Projector Reviews

BenQ HT3550- The 4K Home Theater Projector- Special Features

BenQ HT3550- The 4K Home Theater Projector- Special Features: Dynamic Iris, Silence Mode, Resolution and Related Discussion on Manufacturer Transparency

Dynamic Iris

This may be the most significant feature of the HT3550!   For years BenQ’s best home theater projectors had always offered dynamic irises for better black levels.  That includes all three BenQs I owned back in the last decade:  PE8700, PE8720, and PE7700, all had dynamic irises (all were 720p and sold for $4000+ list price! –  I mention, just to show you how much things have changed in 10 years.)

The W6000 (and W7000) were the last two to sport irises, until now.  Both of those competed with Epson’s UB projectors and the even more expensive JVCs and sold at prices in between the Epsons and the lowest cost JVC LCoS projectors.

That makes the HT3550 noteworthy, as here we have a $1499 4K UHD DLP projector with a dynamic iris for better black levels, while the last time around,  we were looking at a $2999 projector as the lowest cost 1080p projector with a dynamic iris.  
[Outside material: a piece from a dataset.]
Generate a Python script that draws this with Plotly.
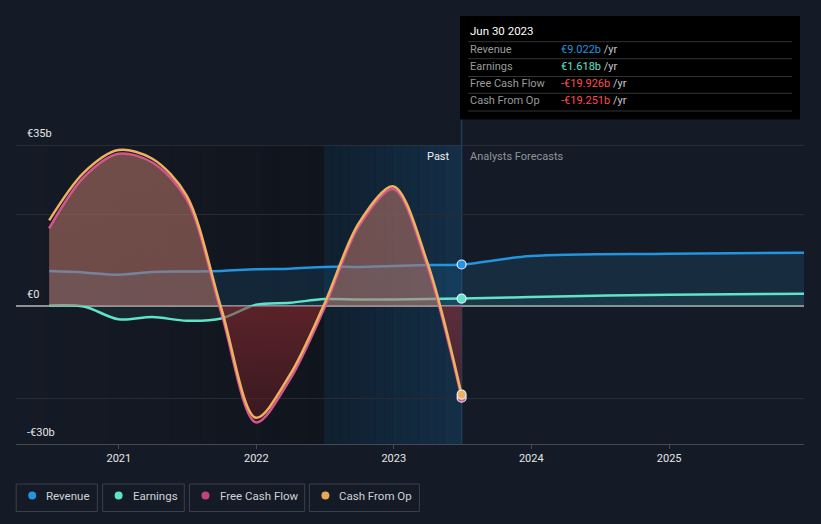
import plotly.graph_objects as go
import pandas as pd

# ---------------- data (in € billions) ----------------
past_dates = ["2020-06-30", "2020-09-30", "2020-12-31", "2021-03-31", "2021-06-30",
              "2021-09-30", "2021-12-31", "2022-03-31", "2022-06-30", "2022-09-30",
              "2022-12-31", "2023-03-31", "2023-06-30"]
forecast_dates = ["2023-12-31", "2024-12-31", "2025-12-31"]

revenue_past = [7.6, 7.3, 6.8, 7.4, 7.5, 7.6, 8.0, 8.1, 8.5, 8.5, 8.7, 8.9, 9.022]
revenue_forecast = [10.85, 11.35, 11.6]
earnings_past = [0.1, -0.1, -2.9, -2.4, -3.2, -2.7, 0.3, 0.7, 1.5, 1.4, 1.4, 1.5, 1.618]
earnings_forecast = [1.95, 2.47, 2.69]
fcf_past = [16.9, 28.0, 33.1, 31.2, 23.2, -1.5, -25.3, -16.0, -0.6, 17.3, 25.4, 8.6, -19.926]
cfo_past = [18.6, 29.0, 33.9, 32.0, 24.0, -0.5, -24.3, -15.0, 0.3, 18.0, 26.0, 9.5, -19.251]

x_ticks = ["2021-01-01", "2022-01-01", "2023-01-01", "2024-01-01", "2025-01-01"]
x_tick_labels = ["2021", "2022", "2023", "2024", "2025"]
y_labels = [(35, "€35b"), (0, "€0"), (-30, "-€30b")]

tooltip_date = "Jun 30 2023"
tooltip_rows = [("Revenue", "€9.022b", "#2394df"),
                ("Earnings", "€1.618b", "#5fe3c9"),
                ("Free Cash Flow", "-€19.926b", "#ff4d4d"),
                ("Cash From Op", "-€19.251b", "#ff4d4d")]

legend_items = [("Revenue", "#2394df"), ("Earnings", "#5fe3c9"),
                ("Free Cash Flow", "#c2427c"), ("Cash From Op", "#e5a855")]

# ---------------- styling / geometry ----------------
W, H = 821, 524
L, R, T, B = 16, 804, 145, 444
BG = "#151b26"
FONT = "Roboto"
x_range = ["2020-04-03", "2025-12-25"]
y_range = [-30, 35]
split_date = "2022-06-30"
now_date = past_dates[-1]


def pxx(p):
    return (p - L) / (R - L)


def pxy(p):
    return (B - p) / (B - T)


fig = go.Figure()

rev_x = past_dates + forecast_dates
rev_y = revenue_past + revenue_forecast
earn_y = earnings_past + earnings_forecast

fig.add_trace(go.Scatter(
    x=rev_x, y=rev_y, mode="lines",
    line=dict(color="#2394df", width=2.5, shape="spline", smoothing=0.9),
    fill="tozeroy", fillcolor="rgba(35,148,223,0.14)", hoverinfo="skip"))
fig.add_trace(go.Scatter(
    x=rev_x, y=earn_y, mode="lines",
    line=dict(color="#5fe3c9", width=2.5, shape="spline", smoothing=0.9),
    fill="tozeroy", fillcolor="rgba(95,227,201,0.07)", hoverinfo="skip"))

zero_pos = (0 - y_range[0]) / (y_range[1] - y_range[0])
fig.add_trace(go.Scatter(
    x=past_dates, y=fcf_past, mode="lines",
    line=dict(color="#d4568f", width=2.5, shape="spline", smoothing=0.9),
    fill="tozeroy",
    fillgradient=dict(type="vertical", start=y_range[0], stop=y_range[1],
                      colorscale=[[0, "rgba(70,22,28,0.6)"],
                                  [zero_pos - 0.0005, "rgba(150,45,50,0.55)"],
                                  [zero_pos + 0.0005, "rgba(186,116,102,0.55)"],
                                  [1, "rgba(190,120,105,0.55)"]]),
    hoverinfo="skip"))
fig.add_trace(go.Scatter(
    x=past_dates, y=cfo_past, mode="lines",
    line=dict(color="#eeb25f", width=2.5, shape="spline", smoothing=0.9),
    hoverinfo="skip"))

# end-of-past markers
for series, color in [(revenue_past, "#2394df"), (earnings_past, "#5fe3c9"),
                      (fcf_past, "#d4568f"), (cfo_past, "#eeb25f")]:
    fig.add_trace(go.Scatter(
        x=[now_date], y=[series[-1]], mode="markers",
        marker=dict(color=color, size=9, line=dict(color="#e8eef5", width=1.2)),
        hoverinfo="skip"))

shapes = []


def lerp(c0, c1, t):
    return "rgb(%d,%d,%d)" % tuple(round(a + (b - a) * t) for a, b in zip(c0, c1))


# darker past region (gradient)
n = 20
edges = pd.date_range(x_range[0], split_date, periods=n + 1)
for i in range(n):
    shapes.append(dict(type="rect", xref="x", yref="paper",
                       x0=edges[i], x1=edges[i + 1], y0=0, y1=1,
                       fillcolor=lerp((21, 27, 38), (16, 20, 29), (i + 0.5) / n),
                       line=dict(width=0), layer="below"))
# highlighted last year (gradient)
n = 16
edges = pd.date_range(split_date, now_date, periods=n + 1)
for i in range(n):
    shapes.append(dict(type="rect", xref="x", yref="paper",
                       x0=edges[i], x1=edges[i + 1], y0=0, y1=1,
                       fillcolor=lerp((15, 31, 46), (20, 47, 71), (i + 0.5) / n),
                       line=dict(width=0), layer="below"))

# top line
shapes.append(dict(type="line", xref="paper", yref="y", x0=0, x1=1, y0=35, y1=35,
                   line=dict(color="#3a3f49", width=1), layer="below"))
# tooltip vertical line
shapes.append(dict(type="line", xref="x", yref="paper", x0=now_date, x1=now_date,
                   y0=0, y1=pxy(16), line=dict(color="#1d3c5a", width=1.5), layer="below"))
# tooltip box
shapes.append(dict(type="rect", xref="paper", yref="paper",
                   x0=pxx(460), x1=pxx(800), y0=pxy(119.5), y1=pxy(16),
                   fillcolor="#000000", line=dict(width=0), layer="above"))
for sy in [41.7, 58.7, 76.5, 93.3, 111]:
    shapes.append(dict(type="line", xref="paper", yref="paper",
                       x0=pxx(468), x1=pxx(792), y0=pxy(sy), y1=pxy(sy),
                       line=dict(color="#333333", width=1), layer="above"))

annotations = []
annotations.append(dict(xref="paper", yref="paper", x=pxx(468), y=pxy(31),
                        text=tooltip_date, showarrow=False, xanchor="left", yanchor="middle",
                        font=dict(family=FONT, size=11.5, color="#ffffff")))
row_y = [49.3, 66.3, 84, 100.7]
for (lab, val, col), ry in zip(tooltip_rows, row_y):
    annotations.append(dict(xref="paper", yref="paper", x=pxx(468), y=pxy(ry),
                            text=lab, showarrow=False, xanchor="left", yanchor="middle",
                            font=dict(family=FONT, size=11, color="#9a9a9a")))
    annotations.append(dict(xref="paper", yref="paper", x=pxx(559), y=pxy(ry),
                            text="<span style='color:%s'>%s</span> /yr" % (col, val),
                            showarrow=False, xanchor="left", yanchor="middle",
                            font=dict(family=FONT, size=11, color="#c8c8c8")))

# Past / Forecast labels
annotations.append(dict(xref="paper", yref="paper", x=pxx(452), y=pxy(156),
                        text="Past", showarrow=False, xanchor="right", yanchor="middle",
                        font=dict(family=FONT, size=11, color="#f0f0f0")))
annotations.append(dict(xref="paper", yref="paper", x=pxx(468), y=pxy(156),
                        text="Analysts Forecasts", showarrow=False, xanchor="left",
                        yanchor="middle", font=dict(family=FONT, size=11, color="#8f949b")))

# y labels
for val, txt in y_labels:
    annotations.append(dict(xref="paper", yref="y", x=pxx(25), y=val, yshift=3,
                            text=txt, showarrow=False, xanchor="left", yanchor="bottom",
                            font=dict(family=FONT, size=11, color="#e6e6e6")))

# custom legend
boxes = [(16.2, 97.4), (102.6, 184.3), (189.5, 304.7), (309.4, 419.4)]
for (lab, col), (bx0, bx1) in zip(legend_items, boxes):
    shapes.append(dict(type="rect", xref="paper", yref="paper",
                       x0=pxx(bx0), x1=pxx(bx1), y0=pxy(511.5), y1=pxy(484),
                       fillcolor="rgba(0,0,0,0)", line=dict(color="#3a404b", width=1)))
    cx = bx0 + 16
    shapes.append(dict(type="circle", xref="paper", yref="paper",
                       x0=pxx(cx - 4), x1=pxx(cx + 4), y0=pxy(499.5), y1=pxy(491.5),
                       fillcolor=col, line=dict(width=0)))
    annotations.append(dict(xref="paper", yref="paper", x=pxx(bx0 + 28), y=pxy(495.8),
                            text=lab, showarrow=False, xanchor="left", yanchor="middle",
                            font=dict(family=FONT, size=11.5, color="#cfd2d6")))

fig.update_layout(
    width=W, height=H,
    margin=dict(l=L, r=W - R, t=T, b=H - B, pad=0),
    paper_bgcolor=BG, plot_bgcolor=BG,
    showlegend=False, hovermode=False,
    shapes=shapes, annotations=annotations,
    font=dict(family=FONT, color="#e6e6e6"),
    xaxis=dict(type="date", range=x_range, tickvals=x_ticks, ticktext=x_tick_labels,
               showgrid=False, zeroline=False, showline=True, linecolor="#454a55",
               linewidth=1, ticks="outside", ticklen=4, tickcolor="#454a55",
               tickfont=dict(family=FONT, size=11, color="#e6e6e6"), fixedrange=True),
    yaxis=dict(range=y_range, tickvals=[-20, 20], showticklabels=False,
               showgrid=True, gridcolor="#262b35", gridwidth=1,
               zeroline=True, zerolinecolor="#8d9095", zerolinewidth=1.5,
               showline=False, fixedrange=True),
)

fig.write_html(
    "out.html",
    config={"displayModeBar": False},
    post_script="document.body.style.margin='0';document.body.style.backgroundColor='%s';" % BG,
)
None of the 4K UHD competition anywhere near the HT3550, offers an iris, in fact, the next least expensive 4K UHD with a dynamic iris is the new BenQ HT5550, which was announced a couple weeks ago (about a month behind the HT3550).  We will be reviewing the HT5550 as well.  I have very high expectations for that more expensive projector.

Silence Mode

Silence Mode is a strange name, but one that must come  from TI (Texas Instruments) makers of the DLP chips)  When you engage this HT3550 into Silence mode, (or for that matter, many other 4K UHD DLP projectors from various brands), what that does is it turns off pixel shifting, which makes for a quieter projector.  It therefore essentially turns it into a basic 1080p projector.  The sound of the pixel shifting itself disappears. That reduced noise varies from barely noticeable on some DLPs to very obviously quieter on others, when Silence mode is engaged!

Resolution and Related Discussion on Manufacturer Transparency

As I was saying on the first page, many projector manufacturers could be more transparent.  Consider Epson who uses 1920×1080 x2 pixel shifting.  Now, they cannot claim the 4K UHD moniker, because they are only hitting the screen with 4 million overlapping pixels, the trademarked official “4K UHD” requires 8 million, So Epson calls their solution:   4K Pro-UHD.  (UHD, it should be noted, is a vague term: “ultra high resolution”, so without the “4K in there somewhere, it doesn’t tell you much.  Anyway, Epson’s name sure sounds as impressive as 4K UHD…  Let me put it this way.  A decade ago, we didn’t call 720p TVs and projectors 1080p, just because they figured out how to take a 1080p signal and show it, and in doing so producing better results than the same display being fed with a 720p source.  But today, it seems if you can accept 4K content, you can call your projector 4K something or other.  As Dylan long ago wrote: “The times, they are a changin!”   Perhaps we should remind shoppers of that formerly popular phrase: “Let the buyer beware.”  Hey, it’s my job as a reviewer to play “cop,” pointing these things out to our visitors.

Manufacturers really should provide transparency, (some do) such as: “We achieve 8 million pixels on the screen by using a 2 megapixel 1920×1080 chip that we shift 3 additional times (by a half pixel), to enhance detail and perceived sharpness”, they should not merely say it is  ‘3840×2160 resolution”.  3840×2160 is exactly how a native 4K projector would be accurately described, even though its pixel size is only 25% of this BenQ’s.  The smaller the pixels, obviously the more detailed the reproduction.  

Back to the projector review at hand.  Folks there are native 4K projectors, and there are projectors with larger pixels, and lesser detail.  This HT3550 is the latter, but considering the price, that’s not a problem at all!